5. Research Data Management#
5.1. What is research data management?#
Research data management includes the storing of data so that it can be actively worked on by the owner, sharing of the data with collaborators, long term archiving/publication of (important parts of) the data and publishing of the data.
The organisation and documentation of the data is also part of research data management. For published data sets—typically published together with a manuscript (see Reproducible publications)—the documentation should be to such a standard that other readers of the manuscript can understand and re-use the data.
Research data include experimentally captured data sets, processed data, and data computed through computer simulation. The software involved in these steps and meta-data that describes the data are also research data.
Research data is created in virtually any research activity.
Read this section if you do not know how to store all the data you generate or need to analyse.
5.2. Research data life cycle#
For most research projects, there are different stages of working with the relevant research data:
5.2.1. Stage 1: data capture#
Initially, data is captured (for example through experiment or computer simulation), and iteratively refined: output from first initial analysis of the data may guide the experiment or choice of simulation parameters that lead to the next data set recorded.
5.2.2. Stage 2: data analysis towards publication#
This data capture phase is followed by identification of the most interesting parts of the data, and then an in-depth data analysis of those data sets leading (in many cases) to a publication.
Stage 1 and 2 may merge into each other, for example if the experiment/simulation is available without time limitation and further data capture can be carried out following the analysis.
During stage 1 and 2, we need access to the data sets with a short latency. Typically, such data is stored “on disk” (in particular not on tape).
5.2.3. Stage 3: post publication and data archival#
Ideally, the data set is published together with the publication (see Reproducible publications and Edmond – open research data repository), and such a data set publication automatically ensures that an archive of the data exists.
If the data set is not published for some reason, it needs to be archived nevertheless (see Archiving research data). The Rules of conduct for good scientific practice (Section 2.4) mention a retention period of 10 years for research data (as of February 2023).
For economic reasons, such archived data is commonly stored on tape. This means access to the data is slow: it may take minutes, hours or days to get the data back from tape into a system where it can be read and re-processed.
5.3. Research data associated with a publication#
Please see Reproducible publications.
5.4. Dealing with data files#
The MPLD summarises some guidance on naming and handling files. Small and important files should be kept under Version control.
During data capture and data analysis, it is desirable to have backups of the data files to be ready to respond to unexpected hardware failure or user error (such as accidentally deleting important data files). Depending on the file size, this may or may not be possible. For simulation studies on High Performance Computing installations, see the recommendations at the end of Storage and quotas.
To have a backup of local data in the cloud, MPG researchers can also use the GWDG OwnCloud solution for small data sets. By default, this provides 50GB of storage. The Keeper tool provides 1 TB of storage space for MPG researchers and their collaborators that can be used to have a backup of the data in the cloud.

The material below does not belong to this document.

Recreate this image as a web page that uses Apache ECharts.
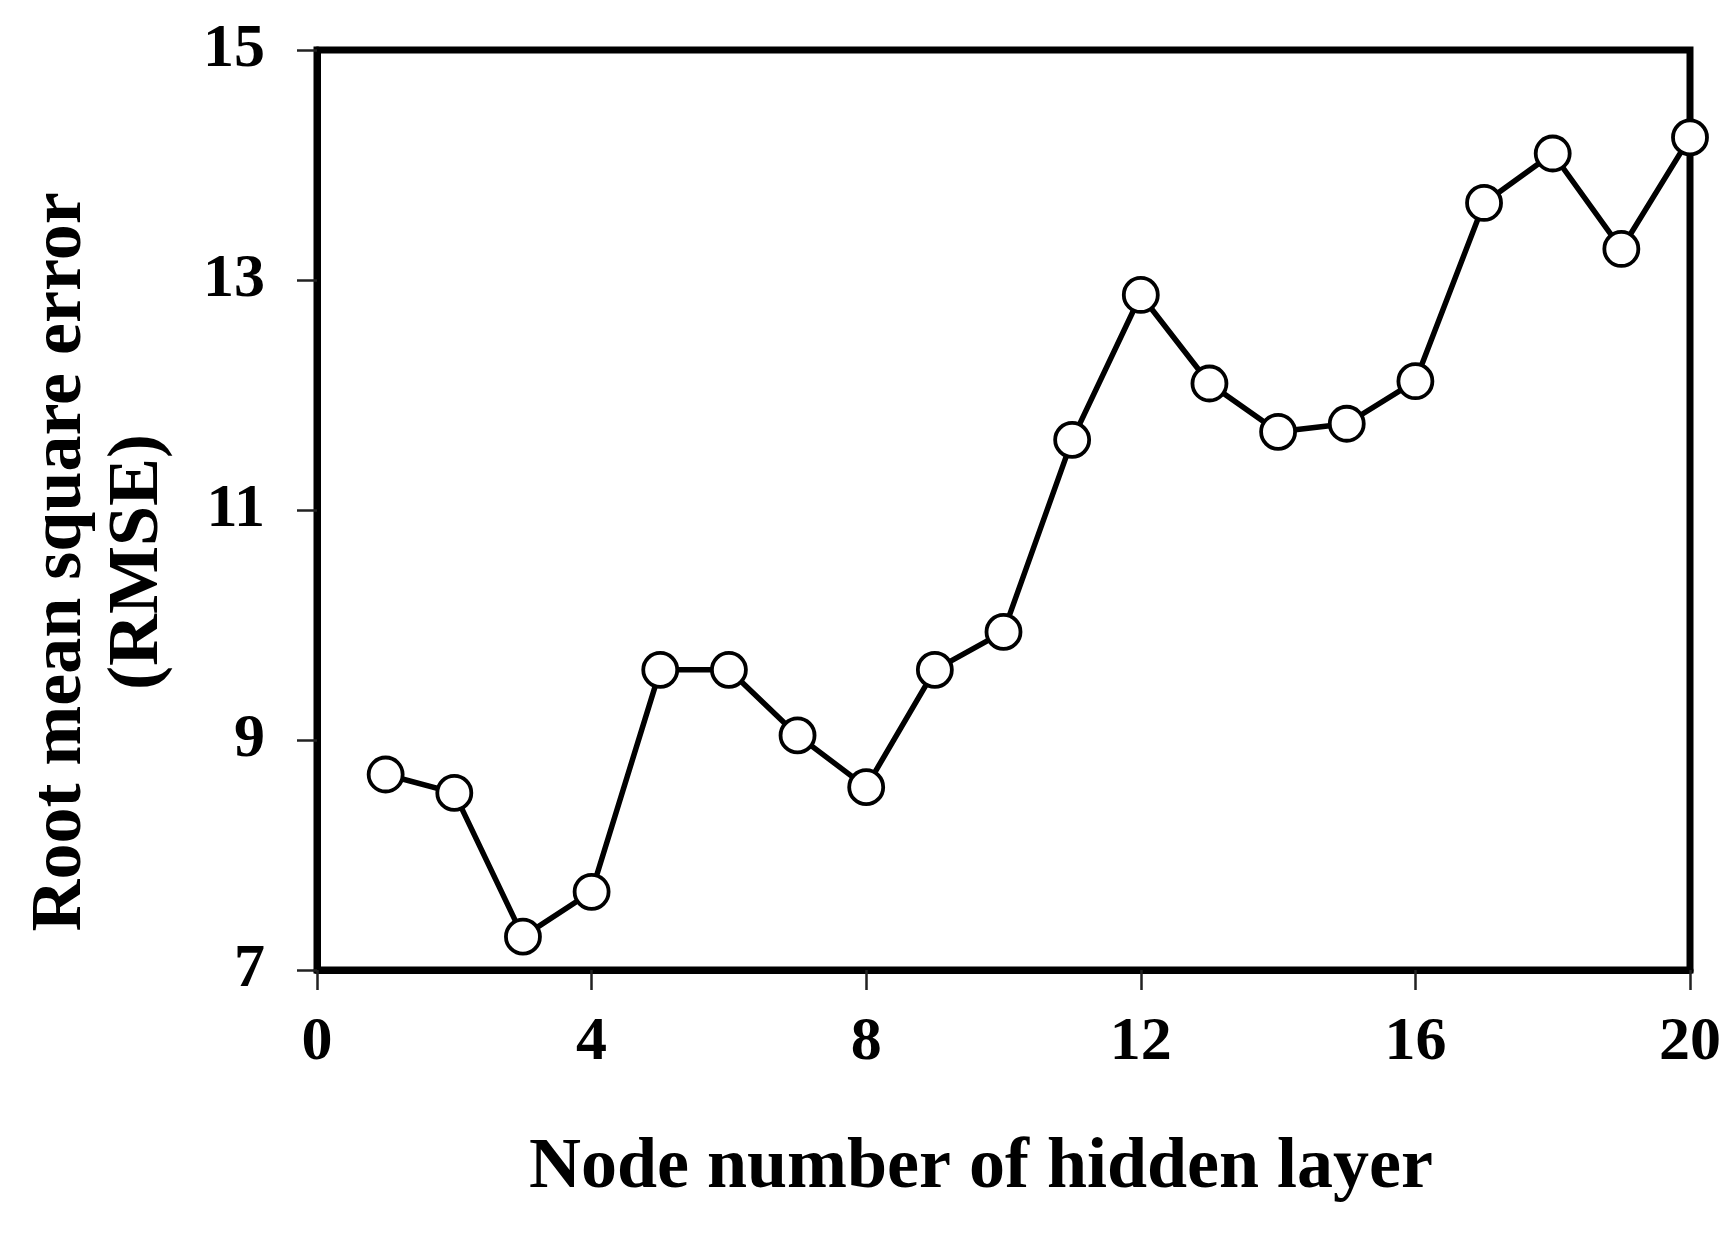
<!DOCTYPE html>
<html>
<head>
<meta charset="utf-8">
<title>RMSE vs hidden nodes</title>
<script src="https://cdn.jsdelivr.net/npm/echarts@6/dist/echarts.min.js"></script>
<style>
  html, body { margin: 0; padding: 0; background: #fff; }
  #chart { width: 1735px; height: 1236px; }
</style>
</head>
<body>
<div id="chart"></div>
<script>
// data
const nodeNumbers = [1, 2, 3, 4, 5, 6, 7, 8, 9, 10, 11, 12, 13, 14, 15, 16, 17, 18, 19, 20];
const rmseValues = [8.70, 8.54, 7.29, 7.68, 9.61, 9.61, 9.04, 8.59, 9.61, 9.94,
                    11.61, 12.87, 12.10, 11.68, 11.75, 12.12, 13.67, 14.10, 13.27, 14.24];
const xTicks = [0, 4, 8, 12, 16, 20];
const yTicks = [7, 9, 11, 13, 15];

const xTitle = 'Node number of hidden layer';
const yTitleLine1 = 'Root mean square error';
const yTitleLine2 = '(RMSE)';

const FONT = '"Liberation Serif", "Times New Roman", serif';

const chart = echarts.init(document.getElementById('chart'));

const seriesData = nodeNumbers.map((n, i) => [n, rmseValues[i]]);

const option = {
    backgroundColor: '#fff',
    animation: false,
    grid: {
        left: 317,
        right: 45,
        top: 50,
        bottom: 266,
        show: true,
        borderColor: '#000',
        borderWidth: 7,
        backgroundColor: 'transparent'
    },
    xAxis: {
        type: 'value',
        min: xTicks[0],
        max: xTicks[xTicks.length - 1],
        interval: 4,
        splitLine: { show: false },
        axisLine: { show: true, lineStyle: { color: '#000', width: 7 } },
        axisTick: { show: true, inside: false, length: 20, lineStyle: { color: '#222', width: 2.5 } },
        axisLabel: {
            margin: 42,
            color: '#000',
            fontFamily: FONT,
            fontWeight: 'bold',
            fontSize: 62
        }
    },
    yAxis: {
        type: 'value',
        min: yTicks[0],
        max: yTicks[yTicks.length - 1],
        interval: 2,
        splitLine: { show: false },
        axisLine: { show: true, lineStyle: { color: '#000', width: 7 } },
        axisTick: { show: true, inside: false, length: 20, lineStyle: { color: '#222', width: 2.5 } },
        axisLabel: {
            margin: 52,
            color: '#000',
            fontFamily: FONT,
            fontWeight: 'bold',
            fontSize: 62
        }
    },
    series: [
        {
            type: 'line',
            data: seriesData,
            symbol: 'circle',
            symbolSize: 34,
            lineStyle: { color: '#000', width: 5.5 },
            itemStyle: { color: '#fff', borderColor: '#000', borderWidth: 3.8 },
            z: 5
        }
    ],
    graphic: [
        {
            type: 'text',
            x: 981,
            y: 1168,
            style: {
                text: xTitle,
                font: 'bold 72px ' + FONT,
                fill: '#000',
                textAlign: 'center',
                textVerticalAlign: 'middle'
            }
        },
        {
            type: 'text',
            x: 61,
            y: 562,
            rotation: Math.PI / 2,
            style: {
                text: yTitleLine1,
                font: 'bold 72px ' + FONT,
                fill: '#000',
                textAlign: 'center',
                textVerticalAlign: 'middle'
            }
        },
        {
            type: 'text',
            x: 138,
            y: 562,
            rotation: Math.PI / 2,
            style: {
                text: yTitleLine2,
                font: 'bold 72px ' + FONT,
                fill: '#000',
                textAlign: 'center',
                textVerticalAlign: 'middle'
            }
        }
    ]
};

chart.setOption(option);
</script>
</body>
</html>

5.4.1. Publishing of data sets#
For the publication of any data set (see Reproducible publications), data sets of the size order of TB can be deposited with Edmond – open research data repository; the Max Planck Society’s research data repository.
Note that data sets published with Edmond (see Edmond – open research data repository), are automatically archived.
5.4.2. Archival of data sets#
5.5. File formats#
5.5.1. General guidance#
The MPLD summarises some guidance on file formats.
A lot of thought and planning can go into choosing a suitable file format to keep the data of a research project. In the rare case of starting a research project where there are existing standard or legacy file formats or conventions, one should choose file formats that are feasible and convenient to assess in the future.
There are a number of metrics that can be optimised in choosing such a suitable file format. These include: simplicity, human-readability, compression, write speed, read speed, accessibility on different platforms, open documentation, widespread adoption in the community, number of files and open source. Please seek advice if desired.
In addition to storing data in the files, we also need to document the meaning of the stored data (i.e. provide metadata to make the data interpretable).
5.5.2. Domain specific file formats#
Some communities have created domain specific data file formats that are self describing and - through this design - embed the metadata automatically.
For example:
NeXuS - Common data format for neutron, x-ray and muon science (https://www.nexusformat.org)
openPMD - OPEN stand for Particle-Mesh Data files (https://www.hzdr.de/publications/Publ-27962, https://www.openpmd.org)
If you can use such a self-describing file format (or develop your own), this simplifies creating meaningful archival of the data.
It provides other benefits: all data sets using the same file format can be processed by data analysis tools that support the file format.